**CHALLENGE**
Only the lines from the start of the data below through the line that contains "0.981, 0.990, 0.990, 1.0, 1.0]" are to be copied, exactly and without pictures.

**** INFORMATION SHOWN

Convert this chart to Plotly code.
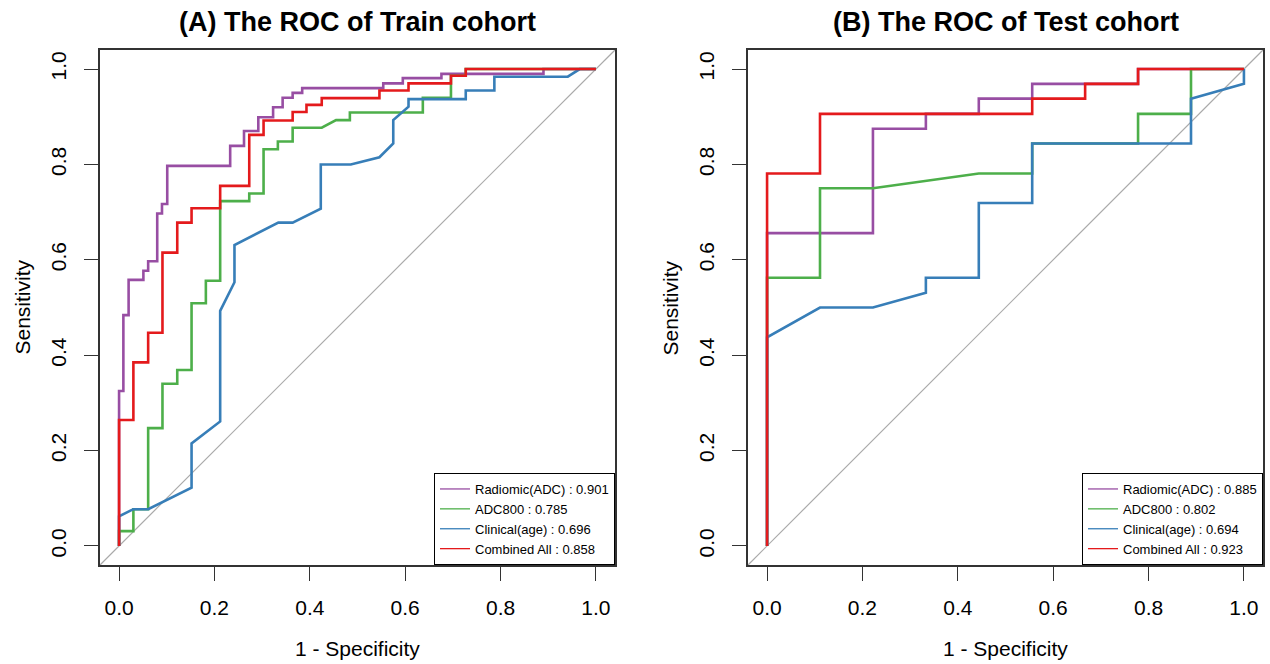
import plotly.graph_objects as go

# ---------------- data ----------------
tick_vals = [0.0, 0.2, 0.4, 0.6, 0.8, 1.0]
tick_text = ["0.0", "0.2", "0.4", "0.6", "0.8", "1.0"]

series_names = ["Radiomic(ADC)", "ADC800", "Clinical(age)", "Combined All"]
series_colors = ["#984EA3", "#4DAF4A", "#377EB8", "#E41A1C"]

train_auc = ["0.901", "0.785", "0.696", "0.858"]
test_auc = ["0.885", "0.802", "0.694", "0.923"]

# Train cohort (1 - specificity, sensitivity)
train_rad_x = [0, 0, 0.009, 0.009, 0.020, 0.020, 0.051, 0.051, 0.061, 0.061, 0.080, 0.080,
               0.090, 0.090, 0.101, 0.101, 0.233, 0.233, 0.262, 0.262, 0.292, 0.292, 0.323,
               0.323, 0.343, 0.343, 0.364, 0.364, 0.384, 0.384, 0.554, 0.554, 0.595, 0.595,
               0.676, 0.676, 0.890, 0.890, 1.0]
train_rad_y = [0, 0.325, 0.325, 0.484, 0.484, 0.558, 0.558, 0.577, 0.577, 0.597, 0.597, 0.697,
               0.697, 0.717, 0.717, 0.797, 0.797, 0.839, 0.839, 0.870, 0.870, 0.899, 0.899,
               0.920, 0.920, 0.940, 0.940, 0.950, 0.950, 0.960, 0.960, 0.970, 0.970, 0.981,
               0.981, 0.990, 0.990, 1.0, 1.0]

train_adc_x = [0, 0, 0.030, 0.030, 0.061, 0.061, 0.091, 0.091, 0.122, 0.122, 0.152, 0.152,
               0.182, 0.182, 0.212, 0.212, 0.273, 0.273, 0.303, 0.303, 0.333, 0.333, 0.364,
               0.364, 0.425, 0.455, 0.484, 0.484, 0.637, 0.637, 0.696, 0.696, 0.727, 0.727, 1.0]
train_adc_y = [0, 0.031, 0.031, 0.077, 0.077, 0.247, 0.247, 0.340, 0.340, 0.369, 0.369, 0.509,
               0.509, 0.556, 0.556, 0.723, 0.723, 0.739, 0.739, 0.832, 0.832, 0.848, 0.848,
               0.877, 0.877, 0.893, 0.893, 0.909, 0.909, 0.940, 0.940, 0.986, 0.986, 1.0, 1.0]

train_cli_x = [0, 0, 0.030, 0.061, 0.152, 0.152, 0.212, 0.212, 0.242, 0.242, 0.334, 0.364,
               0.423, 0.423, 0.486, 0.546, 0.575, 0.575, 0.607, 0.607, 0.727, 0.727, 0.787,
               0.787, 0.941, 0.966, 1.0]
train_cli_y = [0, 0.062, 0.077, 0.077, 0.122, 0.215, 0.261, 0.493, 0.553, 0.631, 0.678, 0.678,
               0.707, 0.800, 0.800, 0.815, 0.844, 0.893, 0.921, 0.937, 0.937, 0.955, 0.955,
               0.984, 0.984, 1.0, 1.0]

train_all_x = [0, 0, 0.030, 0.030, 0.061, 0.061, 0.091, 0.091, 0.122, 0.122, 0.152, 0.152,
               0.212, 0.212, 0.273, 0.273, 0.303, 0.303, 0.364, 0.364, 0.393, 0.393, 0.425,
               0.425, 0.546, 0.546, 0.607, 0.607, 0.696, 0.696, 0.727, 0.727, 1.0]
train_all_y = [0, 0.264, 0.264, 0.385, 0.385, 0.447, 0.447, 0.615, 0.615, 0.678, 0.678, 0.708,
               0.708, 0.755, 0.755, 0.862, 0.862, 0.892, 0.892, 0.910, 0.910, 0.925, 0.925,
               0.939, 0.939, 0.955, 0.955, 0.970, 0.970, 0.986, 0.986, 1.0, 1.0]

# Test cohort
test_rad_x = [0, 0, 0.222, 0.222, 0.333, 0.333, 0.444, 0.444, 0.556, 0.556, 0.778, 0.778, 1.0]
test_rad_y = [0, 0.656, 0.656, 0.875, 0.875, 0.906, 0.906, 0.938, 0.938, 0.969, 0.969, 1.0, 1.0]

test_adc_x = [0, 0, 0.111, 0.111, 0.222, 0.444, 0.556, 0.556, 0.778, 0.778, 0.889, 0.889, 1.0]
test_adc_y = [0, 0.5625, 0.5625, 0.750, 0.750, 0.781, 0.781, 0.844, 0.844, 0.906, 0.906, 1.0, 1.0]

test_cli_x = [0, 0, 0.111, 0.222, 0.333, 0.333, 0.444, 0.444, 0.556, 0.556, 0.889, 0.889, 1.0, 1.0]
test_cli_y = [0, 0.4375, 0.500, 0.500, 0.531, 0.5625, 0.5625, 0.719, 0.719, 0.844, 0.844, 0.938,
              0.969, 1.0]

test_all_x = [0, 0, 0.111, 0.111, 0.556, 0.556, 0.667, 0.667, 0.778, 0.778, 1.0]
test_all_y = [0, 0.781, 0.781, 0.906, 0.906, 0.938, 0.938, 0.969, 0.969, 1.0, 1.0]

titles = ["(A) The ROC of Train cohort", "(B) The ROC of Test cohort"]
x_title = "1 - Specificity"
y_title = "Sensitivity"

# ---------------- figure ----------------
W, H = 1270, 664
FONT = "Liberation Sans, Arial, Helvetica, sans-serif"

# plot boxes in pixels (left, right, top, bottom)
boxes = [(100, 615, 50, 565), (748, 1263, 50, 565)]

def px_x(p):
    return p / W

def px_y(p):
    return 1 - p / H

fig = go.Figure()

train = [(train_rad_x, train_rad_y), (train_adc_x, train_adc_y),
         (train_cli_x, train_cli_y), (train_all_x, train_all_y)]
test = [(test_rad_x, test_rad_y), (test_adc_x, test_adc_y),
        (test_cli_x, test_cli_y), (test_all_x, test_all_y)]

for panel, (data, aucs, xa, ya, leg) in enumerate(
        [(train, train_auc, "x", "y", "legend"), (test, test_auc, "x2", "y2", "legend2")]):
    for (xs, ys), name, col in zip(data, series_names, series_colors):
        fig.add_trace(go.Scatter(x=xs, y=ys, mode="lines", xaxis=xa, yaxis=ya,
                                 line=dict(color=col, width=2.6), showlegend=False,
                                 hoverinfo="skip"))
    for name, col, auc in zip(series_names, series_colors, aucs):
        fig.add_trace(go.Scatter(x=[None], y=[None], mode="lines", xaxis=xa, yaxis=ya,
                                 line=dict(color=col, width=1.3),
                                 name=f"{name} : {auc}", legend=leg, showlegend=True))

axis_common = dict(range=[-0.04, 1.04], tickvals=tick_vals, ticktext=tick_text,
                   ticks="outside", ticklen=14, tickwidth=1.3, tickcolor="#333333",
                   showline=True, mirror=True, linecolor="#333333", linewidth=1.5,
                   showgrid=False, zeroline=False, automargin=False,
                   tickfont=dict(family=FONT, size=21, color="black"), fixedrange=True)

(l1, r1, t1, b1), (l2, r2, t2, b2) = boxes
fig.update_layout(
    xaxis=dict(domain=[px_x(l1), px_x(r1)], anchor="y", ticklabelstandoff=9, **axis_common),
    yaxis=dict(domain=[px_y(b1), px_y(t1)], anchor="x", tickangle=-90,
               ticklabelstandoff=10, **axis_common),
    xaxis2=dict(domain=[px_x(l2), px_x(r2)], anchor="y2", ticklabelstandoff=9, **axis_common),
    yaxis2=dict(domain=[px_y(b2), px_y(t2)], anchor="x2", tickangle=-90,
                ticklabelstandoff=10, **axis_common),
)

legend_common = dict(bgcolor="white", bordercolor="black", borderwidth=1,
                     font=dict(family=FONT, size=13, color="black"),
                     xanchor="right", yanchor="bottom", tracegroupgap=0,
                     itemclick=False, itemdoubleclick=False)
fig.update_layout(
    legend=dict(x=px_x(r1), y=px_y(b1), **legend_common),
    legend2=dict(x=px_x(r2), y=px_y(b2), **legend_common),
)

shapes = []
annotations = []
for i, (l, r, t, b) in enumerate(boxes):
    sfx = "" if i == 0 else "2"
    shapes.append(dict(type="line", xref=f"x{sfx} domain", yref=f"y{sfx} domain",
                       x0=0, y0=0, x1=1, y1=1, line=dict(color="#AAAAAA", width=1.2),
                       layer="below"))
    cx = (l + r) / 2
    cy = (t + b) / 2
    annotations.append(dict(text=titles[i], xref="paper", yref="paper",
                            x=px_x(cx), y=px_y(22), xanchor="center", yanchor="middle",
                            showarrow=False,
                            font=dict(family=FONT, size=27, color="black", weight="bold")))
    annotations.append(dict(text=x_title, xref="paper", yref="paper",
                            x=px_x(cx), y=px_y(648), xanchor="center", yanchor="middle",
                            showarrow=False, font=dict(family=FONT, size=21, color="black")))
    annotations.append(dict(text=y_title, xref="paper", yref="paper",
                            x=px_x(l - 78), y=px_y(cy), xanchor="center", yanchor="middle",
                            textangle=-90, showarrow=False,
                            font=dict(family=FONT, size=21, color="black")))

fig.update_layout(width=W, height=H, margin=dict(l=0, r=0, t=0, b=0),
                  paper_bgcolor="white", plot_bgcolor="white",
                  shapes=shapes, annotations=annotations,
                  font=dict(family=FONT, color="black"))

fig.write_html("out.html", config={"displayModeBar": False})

********

**EXPECTED ANSWER**
Convert this chart to Plotly code.
import plotly.graph_objects as go

# ---------------- data ----------------
tick_vals = [0.0, 0.2, 0.4, 0.6, 0.8, 1.0]
tick_text = ["0.0", "0.2", "0.4", "0.6", "0.8", "1.0"]

series_names = ["Radiomic(ADC)", "ADC800", "Clinical(age)", "Combined All"]
series_colors = ["#984EA3", "#4DAF4A", "#377EB8", "#E41A1C"]

train_auc = ["0.901", "0.785", "0.696", "0.858"]
test_auc = ["0.885", "0.802", "0.694", "0.923"]

# Train cohort (1 - specificity, sensitivity)
train_rad_x = [0, 0, 0.009, 0.009, 0.020, 0.020, 0.051, 0.051, 0.061, 0.061, 0.080, 0.080,
               0.090, 0.090, 0.101, 0.101, 0.233, 0.233, 0.262, 0.262, 0.292, 0.292, 0.323,
               0.323, 0.343, 0.343, 0.364, 0.364, 0.384, 0.384, 0.554, 0.554, 0.595, 0.595,
               0.676, 0.676, 0.890, 0.890, 1.0]
train_rad_y = [0, 0.325, 0.325, 0.484, 0.484, 0.558, 0.558, 0.577, 0.577, 0.597, 0.597, 0.697,
               0.697, 0.717, 0.717, 0.797, 0.797, 0.839, 0.839, 0.870, 0.870, 0.899, 0.899,
               0.920, 0.920, 0.940, 0.940, 0.950, 0.950, 0.960, 0.960, 0.970, 0.970, 0.981,
               0.981, 0.990, 0.990, 1.0, 1.0]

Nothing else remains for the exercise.